#### JOB
Repeat every line, exactly, from the very first through the one where "const colors: Record<string, string>" appears. Add nothing else.

#### LISTING
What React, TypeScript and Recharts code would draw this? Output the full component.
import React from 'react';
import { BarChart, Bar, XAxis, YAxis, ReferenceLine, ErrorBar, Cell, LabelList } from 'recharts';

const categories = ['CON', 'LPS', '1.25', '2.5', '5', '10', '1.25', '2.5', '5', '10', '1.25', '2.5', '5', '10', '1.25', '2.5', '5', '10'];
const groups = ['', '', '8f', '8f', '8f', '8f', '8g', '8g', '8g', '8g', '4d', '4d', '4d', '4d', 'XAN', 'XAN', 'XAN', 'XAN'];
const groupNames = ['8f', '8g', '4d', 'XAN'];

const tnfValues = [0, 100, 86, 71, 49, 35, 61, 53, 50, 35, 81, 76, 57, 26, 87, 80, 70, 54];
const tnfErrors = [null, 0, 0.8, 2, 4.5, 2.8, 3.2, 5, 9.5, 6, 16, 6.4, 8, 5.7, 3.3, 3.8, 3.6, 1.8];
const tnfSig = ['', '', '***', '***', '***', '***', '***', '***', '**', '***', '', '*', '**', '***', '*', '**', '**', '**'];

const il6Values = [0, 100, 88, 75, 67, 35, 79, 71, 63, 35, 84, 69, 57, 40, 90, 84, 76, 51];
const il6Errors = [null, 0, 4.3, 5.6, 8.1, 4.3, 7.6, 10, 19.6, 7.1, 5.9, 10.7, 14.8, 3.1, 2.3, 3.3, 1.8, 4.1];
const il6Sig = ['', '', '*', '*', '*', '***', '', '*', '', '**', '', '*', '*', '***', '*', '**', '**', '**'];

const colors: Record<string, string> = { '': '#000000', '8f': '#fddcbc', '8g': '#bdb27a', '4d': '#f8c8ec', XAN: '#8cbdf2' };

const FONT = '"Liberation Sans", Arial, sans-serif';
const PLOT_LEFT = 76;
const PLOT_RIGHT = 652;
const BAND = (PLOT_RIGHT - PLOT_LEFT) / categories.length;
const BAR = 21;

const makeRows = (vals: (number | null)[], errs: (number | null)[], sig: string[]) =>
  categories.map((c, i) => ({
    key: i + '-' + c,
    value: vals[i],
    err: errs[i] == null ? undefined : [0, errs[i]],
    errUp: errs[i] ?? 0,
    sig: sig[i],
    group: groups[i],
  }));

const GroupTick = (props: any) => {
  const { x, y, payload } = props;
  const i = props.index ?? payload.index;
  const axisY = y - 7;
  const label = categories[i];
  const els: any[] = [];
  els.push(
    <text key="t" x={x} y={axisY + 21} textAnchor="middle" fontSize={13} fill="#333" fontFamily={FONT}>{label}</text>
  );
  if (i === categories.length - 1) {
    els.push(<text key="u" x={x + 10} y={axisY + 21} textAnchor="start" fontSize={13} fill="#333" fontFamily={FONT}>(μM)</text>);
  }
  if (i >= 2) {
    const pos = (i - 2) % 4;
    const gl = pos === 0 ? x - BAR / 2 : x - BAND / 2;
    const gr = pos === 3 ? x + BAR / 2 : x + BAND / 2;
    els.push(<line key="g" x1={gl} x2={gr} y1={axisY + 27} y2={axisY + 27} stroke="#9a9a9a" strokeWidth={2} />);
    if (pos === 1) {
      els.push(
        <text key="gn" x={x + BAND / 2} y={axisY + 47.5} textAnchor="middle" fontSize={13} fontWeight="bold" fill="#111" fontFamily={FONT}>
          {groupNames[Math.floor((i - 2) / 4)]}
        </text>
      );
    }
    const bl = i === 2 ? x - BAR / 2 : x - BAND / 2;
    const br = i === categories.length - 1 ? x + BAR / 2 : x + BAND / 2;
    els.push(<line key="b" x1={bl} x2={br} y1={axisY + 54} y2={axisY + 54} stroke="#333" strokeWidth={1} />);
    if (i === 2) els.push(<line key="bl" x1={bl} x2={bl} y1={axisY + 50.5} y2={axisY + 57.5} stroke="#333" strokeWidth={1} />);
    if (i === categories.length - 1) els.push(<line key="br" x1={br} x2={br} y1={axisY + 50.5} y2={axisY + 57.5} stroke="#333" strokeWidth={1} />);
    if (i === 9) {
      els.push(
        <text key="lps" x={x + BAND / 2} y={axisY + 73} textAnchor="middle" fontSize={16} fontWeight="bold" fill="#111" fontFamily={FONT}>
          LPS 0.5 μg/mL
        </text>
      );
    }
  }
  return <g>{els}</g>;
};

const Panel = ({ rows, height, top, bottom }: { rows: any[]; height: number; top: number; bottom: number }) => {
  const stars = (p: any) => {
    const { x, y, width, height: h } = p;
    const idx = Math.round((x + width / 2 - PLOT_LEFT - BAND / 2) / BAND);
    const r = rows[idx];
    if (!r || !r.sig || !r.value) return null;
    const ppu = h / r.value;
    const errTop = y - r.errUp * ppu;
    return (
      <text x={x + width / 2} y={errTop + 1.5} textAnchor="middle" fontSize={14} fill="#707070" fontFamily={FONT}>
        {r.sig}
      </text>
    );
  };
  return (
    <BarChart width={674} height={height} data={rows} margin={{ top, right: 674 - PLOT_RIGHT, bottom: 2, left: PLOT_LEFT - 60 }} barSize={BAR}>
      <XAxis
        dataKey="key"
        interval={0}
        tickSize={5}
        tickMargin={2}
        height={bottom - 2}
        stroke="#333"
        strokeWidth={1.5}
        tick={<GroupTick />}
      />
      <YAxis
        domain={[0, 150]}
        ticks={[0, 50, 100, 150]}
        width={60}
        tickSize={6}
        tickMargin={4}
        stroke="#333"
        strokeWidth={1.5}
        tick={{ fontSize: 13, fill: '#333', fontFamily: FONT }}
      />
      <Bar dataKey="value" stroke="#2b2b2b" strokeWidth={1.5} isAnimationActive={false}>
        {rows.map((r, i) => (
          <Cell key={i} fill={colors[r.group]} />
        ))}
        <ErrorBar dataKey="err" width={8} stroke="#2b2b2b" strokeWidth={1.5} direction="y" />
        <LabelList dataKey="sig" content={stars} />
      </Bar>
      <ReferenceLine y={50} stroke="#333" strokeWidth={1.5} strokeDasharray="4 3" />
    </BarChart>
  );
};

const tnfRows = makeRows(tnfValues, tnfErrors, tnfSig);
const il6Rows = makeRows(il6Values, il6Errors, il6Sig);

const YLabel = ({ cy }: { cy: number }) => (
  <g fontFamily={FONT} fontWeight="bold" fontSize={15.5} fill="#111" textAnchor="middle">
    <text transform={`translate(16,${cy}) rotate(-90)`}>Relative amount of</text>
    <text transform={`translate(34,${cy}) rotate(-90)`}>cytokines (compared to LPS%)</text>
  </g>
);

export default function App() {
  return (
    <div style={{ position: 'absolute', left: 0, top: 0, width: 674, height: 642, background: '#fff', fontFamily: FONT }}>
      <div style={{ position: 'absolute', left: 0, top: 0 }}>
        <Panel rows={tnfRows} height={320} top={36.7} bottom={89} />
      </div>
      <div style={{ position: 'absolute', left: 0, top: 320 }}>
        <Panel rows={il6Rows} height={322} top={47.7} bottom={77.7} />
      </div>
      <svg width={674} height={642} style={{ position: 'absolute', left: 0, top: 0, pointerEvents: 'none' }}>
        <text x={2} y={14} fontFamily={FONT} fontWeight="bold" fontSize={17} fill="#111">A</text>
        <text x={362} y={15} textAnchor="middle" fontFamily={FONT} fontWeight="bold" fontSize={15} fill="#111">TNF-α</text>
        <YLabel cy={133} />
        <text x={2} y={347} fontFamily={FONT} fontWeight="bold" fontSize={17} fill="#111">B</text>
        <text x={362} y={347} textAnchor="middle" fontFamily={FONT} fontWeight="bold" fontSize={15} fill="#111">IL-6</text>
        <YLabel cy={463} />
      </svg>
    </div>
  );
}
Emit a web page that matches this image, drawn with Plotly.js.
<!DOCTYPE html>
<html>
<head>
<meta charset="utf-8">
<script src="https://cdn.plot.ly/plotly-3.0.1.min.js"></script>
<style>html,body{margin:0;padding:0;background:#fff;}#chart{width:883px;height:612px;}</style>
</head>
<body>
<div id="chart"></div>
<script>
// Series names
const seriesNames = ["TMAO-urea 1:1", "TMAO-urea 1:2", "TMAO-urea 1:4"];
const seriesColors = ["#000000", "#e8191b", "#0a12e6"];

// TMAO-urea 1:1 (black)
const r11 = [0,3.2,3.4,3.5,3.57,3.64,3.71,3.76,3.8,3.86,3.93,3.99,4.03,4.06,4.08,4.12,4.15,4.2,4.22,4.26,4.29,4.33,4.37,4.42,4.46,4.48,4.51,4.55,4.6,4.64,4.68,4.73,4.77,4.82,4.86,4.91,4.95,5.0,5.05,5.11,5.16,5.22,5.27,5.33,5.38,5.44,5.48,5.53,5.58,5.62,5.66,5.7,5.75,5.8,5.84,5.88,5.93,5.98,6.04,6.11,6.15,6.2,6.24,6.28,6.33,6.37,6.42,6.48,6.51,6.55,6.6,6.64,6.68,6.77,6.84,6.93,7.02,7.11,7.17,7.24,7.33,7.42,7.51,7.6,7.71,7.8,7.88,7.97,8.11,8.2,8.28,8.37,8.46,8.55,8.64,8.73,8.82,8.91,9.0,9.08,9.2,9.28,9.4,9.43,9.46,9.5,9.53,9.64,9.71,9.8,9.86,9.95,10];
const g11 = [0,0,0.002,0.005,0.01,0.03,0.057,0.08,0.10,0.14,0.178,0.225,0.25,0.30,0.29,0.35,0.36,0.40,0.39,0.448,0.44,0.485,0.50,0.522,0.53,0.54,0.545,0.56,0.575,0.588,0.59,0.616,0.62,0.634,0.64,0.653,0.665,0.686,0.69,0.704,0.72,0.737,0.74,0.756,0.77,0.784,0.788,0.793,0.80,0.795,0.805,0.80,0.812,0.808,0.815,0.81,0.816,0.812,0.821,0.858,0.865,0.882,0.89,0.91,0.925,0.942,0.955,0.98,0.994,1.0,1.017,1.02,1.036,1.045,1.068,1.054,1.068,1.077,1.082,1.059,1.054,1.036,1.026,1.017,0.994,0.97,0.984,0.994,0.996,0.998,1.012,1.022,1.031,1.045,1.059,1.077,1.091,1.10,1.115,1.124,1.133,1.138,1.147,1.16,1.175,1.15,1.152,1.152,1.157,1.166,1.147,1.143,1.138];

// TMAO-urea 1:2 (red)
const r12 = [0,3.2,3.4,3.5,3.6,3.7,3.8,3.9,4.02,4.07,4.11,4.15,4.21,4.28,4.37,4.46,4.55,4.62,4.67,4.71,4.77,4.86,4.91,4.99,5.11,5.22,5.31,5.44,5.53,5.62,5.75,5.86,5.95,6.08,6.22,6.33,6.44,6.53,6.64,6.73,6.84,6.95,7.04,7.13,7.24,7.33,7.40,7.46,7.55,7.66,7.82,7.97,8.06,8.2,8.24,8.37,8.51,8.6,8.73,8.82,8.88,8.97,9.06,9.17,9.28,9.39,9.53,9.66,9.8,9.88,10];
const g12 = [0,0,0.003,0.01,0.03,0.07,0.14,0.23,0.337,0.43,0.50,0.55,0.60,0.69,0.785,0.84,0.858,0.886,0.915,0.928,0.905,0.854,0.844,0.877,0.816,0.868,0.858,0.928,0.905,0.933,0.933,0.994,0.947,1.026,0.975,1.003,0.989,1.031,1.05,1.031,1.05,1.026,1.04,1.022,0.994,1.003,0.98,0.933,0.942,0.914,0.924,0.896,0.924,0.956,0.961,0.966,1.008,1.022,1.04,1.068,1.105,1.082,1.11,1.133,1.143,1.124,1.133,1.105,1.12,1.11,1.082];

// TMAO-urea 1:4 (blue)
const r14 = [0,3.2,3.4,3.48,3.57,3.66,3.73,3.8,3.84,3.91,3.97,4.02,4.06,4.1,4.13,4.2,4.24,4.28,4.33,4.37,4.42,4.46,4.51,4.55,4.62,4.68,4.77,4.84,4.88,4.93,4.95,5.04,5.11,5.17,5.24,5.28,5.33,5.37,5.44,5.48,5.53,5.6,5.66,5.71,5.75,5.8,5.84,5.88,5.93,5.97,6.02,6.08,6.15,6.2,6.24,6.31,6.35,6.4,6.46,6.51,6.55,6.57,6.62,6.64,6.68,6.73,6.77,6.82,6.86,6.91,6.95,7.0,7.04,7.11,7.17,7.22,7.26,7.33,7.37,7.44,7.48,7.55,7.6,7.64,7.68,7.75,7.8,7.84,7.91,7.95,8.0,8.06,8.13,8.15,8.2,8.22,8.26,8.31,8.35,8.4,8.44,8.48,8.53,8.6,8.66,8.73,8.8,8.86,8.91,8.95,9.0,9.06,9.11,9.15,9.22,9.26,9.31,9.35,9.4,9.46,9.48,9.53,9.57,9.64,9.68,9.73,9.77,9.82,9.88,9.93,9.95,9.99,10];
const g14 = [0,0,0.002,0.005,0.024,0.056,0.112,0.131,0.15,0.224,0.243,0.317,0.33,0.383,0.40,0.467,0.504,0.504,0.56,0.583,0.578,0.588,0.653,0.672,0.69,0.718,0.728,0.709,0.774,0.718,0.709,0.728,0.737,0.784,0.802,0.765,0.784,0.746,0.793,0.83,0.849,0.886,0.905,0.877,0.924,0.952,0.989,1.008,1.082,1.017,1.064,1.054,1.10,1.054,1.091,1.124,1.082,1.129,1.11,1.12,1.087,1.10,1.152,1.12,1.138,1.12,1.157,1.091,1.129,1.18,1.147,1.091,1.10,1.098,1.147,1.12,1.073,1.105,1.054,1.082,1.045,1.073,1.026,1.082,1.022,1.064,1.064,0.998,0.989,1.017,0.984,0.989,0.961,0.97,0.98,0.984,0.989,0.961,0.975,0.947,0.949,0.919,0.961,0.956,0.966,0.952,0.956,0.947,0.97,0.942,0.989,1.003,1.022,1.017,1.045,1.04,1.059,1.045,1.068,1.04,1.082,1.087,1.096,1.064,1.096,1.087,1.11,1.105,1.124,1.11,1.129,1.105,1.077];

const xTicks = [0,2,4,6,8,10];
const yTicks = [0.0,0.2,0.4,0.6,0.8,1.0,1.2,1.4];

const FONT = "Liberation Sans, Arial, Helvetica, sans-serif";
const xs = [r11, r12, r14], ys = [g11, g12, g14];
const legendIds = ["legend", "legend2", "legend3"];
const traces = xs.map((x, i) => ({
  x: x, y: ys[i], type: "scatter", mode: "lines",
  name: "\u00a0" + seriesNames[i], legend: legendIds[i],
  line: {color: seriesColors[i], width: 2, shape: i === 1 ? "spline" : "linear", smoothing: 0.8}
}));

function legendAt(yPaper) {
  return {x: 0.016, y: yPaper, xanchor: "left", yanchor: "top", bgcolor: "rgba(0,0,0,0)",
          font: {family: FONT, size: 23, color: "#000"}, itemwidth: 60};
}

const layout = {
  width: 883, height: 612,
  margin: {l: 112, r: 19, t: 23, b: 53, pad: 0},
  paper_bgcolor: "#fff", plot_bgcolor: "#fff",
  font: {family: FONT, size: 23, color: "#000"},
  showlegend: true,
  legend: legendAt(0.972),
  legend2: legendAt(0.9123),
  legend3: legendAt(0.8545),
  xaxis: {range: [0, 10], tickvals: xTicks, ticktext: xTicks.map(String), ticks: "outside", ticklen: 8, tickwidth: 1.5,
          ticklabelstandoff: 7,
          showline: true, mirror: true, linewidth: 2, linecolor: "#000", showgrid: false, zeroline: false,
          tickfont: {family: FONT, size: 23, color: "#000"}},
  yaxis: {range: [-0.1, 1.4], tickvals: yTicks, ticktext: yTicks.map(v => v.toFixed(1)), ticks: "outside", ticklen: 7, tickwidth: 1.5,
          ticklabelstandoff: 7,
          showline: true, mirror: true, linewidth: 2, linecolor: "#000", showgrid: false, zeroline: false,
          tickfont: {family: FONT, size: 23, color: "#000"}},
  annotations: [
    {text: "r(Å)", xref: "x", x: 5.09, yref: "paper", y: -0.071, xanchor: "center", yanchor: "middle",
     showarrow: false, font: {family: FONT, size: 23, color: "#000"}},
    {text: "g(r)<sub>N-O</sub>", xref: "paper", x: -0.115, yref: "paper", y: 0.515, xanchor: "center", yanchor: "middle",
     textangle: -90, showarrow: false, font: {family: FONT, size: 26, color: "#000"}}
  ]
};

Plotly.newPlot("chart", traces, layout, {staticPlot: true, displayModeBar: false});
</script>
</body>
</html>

#### TASK ANSWER
What React, TypeScript and Recharts code would draw this? Output the full component.
import React from 'react';
import { BarChart, Bar, XAxis, YAxis, ReferenceLine, ErrorBar, Cell, LabelList } from 'recharts';

const categories = ['CON', 'LPS', '1.25', '2.5', '5', '10', '1.25', '2.5', '5', '10', '1.25', '2.5', '5', '10', '1.25', '2.5', '5', '10'];
const groups = ['', '', '8f', '8f', '8f', '8f', '8g', '8g', '8g', '8g', '4d', '4d', '4d', '4d', 'XAN', 'XAN', 'XAN', 'XAN'];
const groupNames = ['8f', '8g', '4d', 'XAN'];

const tnfValues = [0, 100, 86, 71, 49, 35, 61, 53, 50, 35, 81, 76, 57, 26, 87, 80, 70, 54];
const tnfErrors = [null, 0, 0.8, 2, 4.5, 2.8, 3.2, 5, 9.5, 6, 16, 6.4, 8, 5.7, 3.3, 3.8, 3.6, 1.8];
const tnfSig = ['', '', '***', '***', '***', '***', '***', '***', '**', '***', '', '*', '**', '***', '*', '**', '**', '**'];

const il6Values = [0, 100, 88, 75, 67, 35, 79, 71, 63, 35, 84, 69, 57, 40, 90, 84, 76, 51];
const il6Errors = [null, 0, 4.3, 5.6, 8.1, 4.3, 7.6, 10, 19.6, 7.1, 5.9, 10.7, 14.8, 3.1, 2.3, 3.3, 1.8, 4.1];
const il6Sig = ['', '', '*', '*', '*', '***', '', '*', '', '**', '', '*', '*', '***', '*', '**', '**', '**'];

const colors: Record<string, string> = { '': '#000000', '8f': '#fddcbc', '8g': '#bdb27a', '4d': '#f8c8ec', XAN: '#8cbdf2' };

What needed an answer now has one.